Avec cette procédure en ligne, professionnels et ministère de l'Intérieur estiment, de concert, que les citoyens auront plus de facilité à aller au bout d'un dépôt de plainte. Et les statistiques de la délinquance devraient, mécaniquement, s'en ressentir.
Trop méconnu, encore insensible
Mais pour le moment, difficile d'avoir du recul sur le dispositif. S'il a été expérimenté en Charente-Maritime et dans les Yvelines dès 2008, les données sont encore maigres pour évaluer une hausse des statistiques de la délinquance.
Selon le délégué Unité-SGP police, les services du département de la Haute-Garonne, où le dispositif fonctionne depuis décembre 2011, n'auraient enregistré que 5000 plaintes pré-déposées en ligne, sur un total de 100000. Soit cinq internautes pour cent plaignants.
«Pour le moment ce n'est pas très probant en terme de connexions», estime Didier Martinez. Mais la situation évolue rapidement: «Sur janvier 2013, on a enregistré 800 pré-plaintes. Quand on compare aux 5000 de l'année 2012, on constate une nette augmentation».
Un dispositif limité aux atteintes aux biens
Si ce dispositif semble contenter les autorités et les citoyens, il n'est pourtant pas dénué de failles.
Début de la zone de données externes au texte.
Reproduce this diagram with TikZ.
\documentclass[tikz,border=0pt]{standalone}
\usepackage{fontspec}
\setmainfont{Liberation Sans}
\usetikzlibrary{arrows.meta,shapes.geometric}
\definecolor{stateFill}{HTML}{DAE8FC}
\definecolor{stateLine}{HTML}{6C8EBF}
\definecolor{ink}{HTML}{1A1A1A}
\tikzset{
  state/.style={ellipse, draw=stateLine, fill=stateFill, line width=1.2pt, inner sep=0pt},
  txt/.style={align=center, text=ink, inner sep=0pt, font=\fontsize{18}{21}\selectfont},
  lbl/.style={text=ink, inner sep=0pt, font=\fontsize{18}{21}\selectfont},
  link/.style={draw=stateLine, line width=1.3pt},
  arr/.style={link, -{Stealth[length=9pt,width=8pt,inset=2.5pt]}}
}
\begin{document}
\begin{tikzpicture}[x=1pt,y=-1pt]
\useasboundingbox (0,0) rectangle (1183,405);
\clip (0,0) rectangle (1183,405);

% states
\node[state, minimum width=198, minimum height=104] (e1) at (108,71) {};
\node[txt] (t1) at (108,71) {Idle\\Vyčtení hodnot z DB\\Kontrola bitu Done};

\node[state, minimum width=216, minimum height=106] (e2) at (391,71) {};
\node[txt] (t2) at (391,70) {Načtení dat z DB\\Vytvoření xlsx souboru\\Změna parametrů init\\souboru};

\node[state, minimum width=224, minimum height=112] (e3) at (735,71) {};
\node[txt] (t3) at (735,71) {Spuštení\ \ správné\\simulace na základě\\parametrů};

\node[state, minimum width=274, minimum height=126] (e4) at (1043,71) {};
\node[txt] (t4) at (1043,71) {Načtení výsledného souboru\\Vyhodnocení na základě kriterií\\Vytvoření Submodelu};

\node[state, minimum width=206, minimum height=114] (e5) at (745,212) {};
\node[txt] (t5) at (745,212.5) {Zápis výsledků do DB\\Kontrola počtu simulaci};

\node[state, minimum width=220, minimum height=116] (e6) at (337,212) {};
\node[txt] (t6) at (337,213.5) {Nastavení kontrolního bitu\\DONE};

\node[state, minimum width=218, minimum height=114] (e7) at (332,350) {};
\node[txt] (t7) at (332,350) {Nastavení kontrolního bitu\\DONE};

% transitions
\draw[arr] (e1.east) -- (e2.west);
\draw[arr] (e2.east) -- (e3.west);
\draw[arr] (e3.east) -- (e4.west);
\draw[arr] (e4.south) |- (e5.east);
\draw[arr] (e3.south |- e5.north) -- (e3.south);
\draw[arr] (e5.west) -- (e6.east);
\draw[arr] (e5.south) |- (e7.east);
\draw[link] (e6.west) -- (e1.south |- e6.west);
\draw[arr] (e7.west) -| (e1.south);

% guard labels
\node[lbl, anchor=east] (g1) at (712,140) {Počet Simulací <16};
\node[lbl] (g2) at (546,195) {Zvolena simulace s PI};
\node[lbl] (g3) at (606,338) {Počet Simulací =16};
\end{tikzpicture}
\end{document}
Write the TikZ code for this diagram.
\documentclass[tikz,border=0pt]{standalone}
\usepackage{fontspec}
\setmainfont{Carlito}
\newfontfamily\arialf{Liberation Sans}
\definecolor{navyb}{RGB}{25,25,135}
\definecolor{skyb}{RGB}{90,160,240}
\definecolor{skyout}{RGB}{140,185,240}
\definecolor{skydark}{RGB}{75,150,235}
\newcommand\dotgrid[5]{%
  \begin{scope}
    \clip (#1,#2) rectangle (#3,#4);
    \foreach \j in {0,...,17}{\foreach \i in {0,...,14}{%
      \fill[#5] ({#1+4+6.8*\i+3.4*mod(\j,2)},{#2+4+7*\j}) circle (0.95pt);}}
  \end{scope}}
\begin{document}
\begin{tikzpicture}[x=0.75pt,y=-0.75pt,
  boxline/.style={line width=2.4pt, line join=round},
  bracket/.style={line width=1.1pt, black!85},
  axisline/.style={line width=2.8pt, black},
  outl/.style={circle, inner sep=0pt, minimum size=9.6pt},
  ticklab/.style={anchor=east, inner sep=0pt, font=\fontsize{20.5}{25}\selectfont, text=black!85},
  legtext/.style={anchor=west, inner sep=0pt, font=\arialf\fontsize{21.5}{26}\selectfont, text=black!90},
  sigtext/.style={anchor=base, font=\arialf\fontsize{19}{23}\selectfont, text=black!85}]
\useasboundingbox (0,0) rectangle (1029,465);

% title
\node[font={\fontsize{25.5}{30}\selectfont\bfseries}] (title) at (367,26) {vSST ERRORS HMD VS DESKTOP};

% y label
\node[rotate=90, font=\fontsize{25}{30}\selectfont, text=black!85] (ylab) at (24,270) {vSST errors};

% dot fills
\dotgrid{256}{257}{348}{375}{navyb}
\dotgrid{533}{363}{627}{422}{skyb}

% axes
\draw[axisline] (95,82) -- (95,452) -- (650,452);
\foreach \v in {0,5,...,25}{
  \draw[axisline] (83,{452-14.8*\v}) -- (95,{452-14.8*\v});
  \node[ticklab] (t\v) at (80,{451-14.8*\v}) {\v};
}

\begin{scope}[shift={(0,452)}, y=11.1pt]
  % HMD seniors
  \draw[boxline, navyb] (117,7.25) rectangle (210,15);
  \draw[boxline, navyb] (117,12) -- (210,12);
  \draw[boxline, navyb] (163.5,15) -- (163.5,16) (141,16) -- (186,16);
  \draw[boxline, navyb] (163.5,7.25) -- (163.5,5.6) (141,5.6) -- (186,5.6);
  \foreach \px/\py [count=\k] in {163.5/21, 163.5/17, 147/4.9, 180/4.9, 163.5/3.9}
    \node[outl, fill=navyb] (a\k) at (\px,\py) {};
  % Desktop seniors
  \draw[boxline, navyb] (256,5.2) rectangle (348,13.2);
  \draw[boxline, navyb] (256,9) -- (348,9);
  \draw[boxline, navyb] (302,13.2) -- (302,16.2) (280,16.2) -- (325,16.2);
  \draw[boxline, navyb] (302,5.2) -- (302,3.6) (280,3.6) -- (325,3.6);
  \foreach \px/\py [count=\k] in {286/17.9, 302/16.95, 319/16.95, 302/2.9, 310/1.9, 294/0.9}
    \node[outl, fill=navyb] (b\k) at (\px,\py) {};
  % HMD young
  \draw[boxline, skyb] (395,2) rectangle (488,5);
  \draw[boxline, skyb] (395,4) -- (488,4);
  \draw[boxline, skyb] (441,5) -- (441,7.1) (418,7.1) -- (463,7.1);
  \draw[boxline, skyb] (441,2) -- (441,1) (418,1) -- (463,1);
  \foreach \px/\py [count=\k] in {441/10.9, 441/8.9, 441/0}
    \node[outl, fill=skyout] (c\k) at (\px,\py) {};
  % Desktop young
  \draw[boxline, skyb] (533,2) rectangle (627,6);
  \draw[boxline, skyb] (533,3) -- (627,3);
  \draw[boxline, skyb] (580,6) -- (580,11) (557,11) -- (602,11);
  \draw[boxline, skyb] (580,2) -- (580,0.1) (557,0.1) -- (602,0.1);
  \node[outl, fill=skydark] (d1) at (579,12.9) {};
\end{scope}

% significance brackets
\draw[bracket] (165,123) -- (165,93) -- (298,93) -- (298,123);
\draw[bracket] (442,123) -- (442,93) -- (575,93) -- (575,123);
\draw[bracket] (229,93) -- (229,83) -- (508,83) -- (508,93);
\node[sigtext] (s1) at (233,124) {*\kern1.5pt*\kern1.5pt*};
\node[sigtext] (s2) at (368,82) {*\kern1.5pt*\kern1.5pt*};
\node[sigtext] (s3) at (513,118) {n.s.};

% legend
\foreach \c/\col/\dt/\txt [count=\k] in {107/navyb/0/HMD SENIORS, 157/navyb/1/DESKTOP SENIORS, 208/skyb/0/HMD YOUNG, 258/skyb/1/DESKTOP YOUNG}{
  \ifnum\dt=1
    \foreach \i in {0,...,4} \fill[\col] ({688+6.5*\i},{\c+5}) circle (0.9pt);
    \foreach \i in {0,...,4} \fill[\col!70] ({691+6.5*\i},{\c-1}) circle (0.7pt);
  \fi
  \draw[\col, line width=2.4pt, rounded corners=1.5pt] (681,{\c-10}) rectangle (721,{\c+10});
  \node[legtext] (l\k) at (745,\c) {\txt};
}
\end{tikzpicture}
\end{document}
Ainsi il se limite, globalement, aux atteintes aux biens dont l'auteur est inconnu.
«Pour les atteintes aux personnes et les situations d'urgence, cela ne remplace pas l'appel au 17, rappelle le préfet de Picardie. De même, sur un cambriolage il peut être intéressant pour les agents d'intervenir immédiatement pour relever les traces des cambrioleurs.»
«On considère que toutes les atteintes aux personnes sont une situation d'urgence» explique Pascal Garibian, porte-parole de la Direction générale de la Police nationale. De même, si l'auteur des atteintes aux biens est connu du plaignant, l'appel au 17 est incontournable. «Pour les nécessités de l'enquête il faut une réactivité immédiate» indique encore le porte-parole de la Police. D'après lui, aucune chance que ce dispositif ne soit étendu à ces autres circonstances.
Ce qui laisse une grande partie des infractions hors du champ d'action de la pré-plainte en ligne. Enfin, toute déposition qui n'est pas signée dans les trente jours est caduque. «On ne peut pas envisager que la justice démarre des procédures sans vérifier l'identité du plaignant.»
Le numérique n'évitera pas la case commissariat.
Lundi 4 mars, le dispositif était présenté à la presse par le préfet de Picardie, le directeur départemental de la sécurité publique Dominique Nectoux, et le colonel Erwann Ropars, commandant le groupe départemental de gendarmerie.
J'ai pu joindre Didier Martinez, délégué Unité-SGP Police Midi-pyrénées par téléphone dans l'après-midi.
Mise à jour, le 5 mars 2013 à 17h30: les propos de Pascal Garibian, porte-parole de la DGPN, joint par téléphone ce jour.